Sprague-Grundy: Why is it XOR?
I have always wondered why the correct way to combine nim games is taking the XOR of their grundy numbers. But never got around to learning the theory behind it.
Recently, I had a very enlightening conversation with Siddharth Bhat. He showed me a very simple and elegant proof for this.
§ Definitions
Nim Game
There are a set of piles. Each pile could be a stack of coins or a tree etc.
Two players play a game - in a move a player chooses a particular pile and removes some number of coins or nodes. The exact game will define which moves are allowed. The player who cannot play a move loses.
Assuming both players play optimally, we want to find who wins a game.
Solving a single pile
We assign each state of a pile a non-negative integer value - called its grundy number. A losing state will have a grundy number of 0, and winning states will have a non-zero value.
To compute the grundy number of a state, we take the minimum excluded value among the grundy numbers of all states you can reach by playing one move.
\[MEX(S) = min_x(x \not \in S)\]
Notice that the trivial losing state - one where there are no moves left - gets a grundy number of 0.
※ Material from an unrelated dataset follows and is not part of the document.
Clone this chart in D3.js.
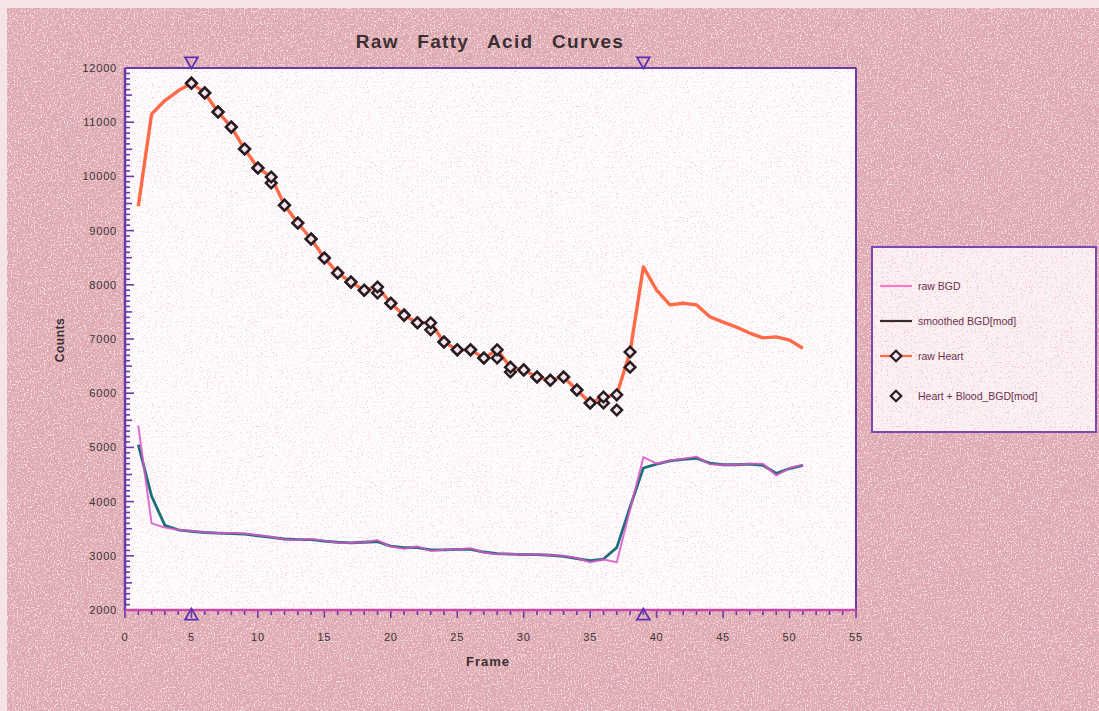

P.s. Now, I still don’t know the proof for why the grundy number of a state is the MEX of all the child states. But I’ll take that fact for granted for now. I do hope to learn it someday, and will write about it then.
§ Group Structure in Nim
Now let us consider the set of all nim games. Each game is a collection of a certain number of (possibly-zero) piles. We can think of a game as an unordered multiset of piles
Now I define a binary operation $\oplus$ on the games: take the union (keeping duplicates). Notice that this operation has the following properties:
- Closed: Combining two games just gives us a larger set of piles. Which is also a game.
- Identity Game: The empty set of piles is a valid game. And when combined with any other game $G$, you get back $G$.
- Commutativity: As we are taking unordered unions, the order of combining does not matter. I.e. $G \oplus G’ = G’ \oplus G$
- Associativity: Again as the order does not matter, we get this for free as well.
So we see that $(G, \oplus)$ forms an abelian monoid!
We can think of each element in $G$ as a grundy number for that game. And the binary operation combines two numbers giving another grundy number.
Inverse
Now this is where the magic happens: Each element is its own inverse!
Why?
Consider a game $G$. Now when we take the game $G’ = G \oplus G$, the second player can always mirror the first player in the opposite pile. This gives a winning strategy for the second player no matter what $G$ is!
As there is only one losing element - $0$ - we get that $G’ = 0$.
So this means that $(G, \oplus)$ is an abelian group where each element is its own inverse. Why is this special? Because there is only one group (up to isomorphism) satisfying this property: the XOR group!
This gives us an isomorphism between the game group and the XOR group. And turns out that mapping is just the grundy numbers. More on that later!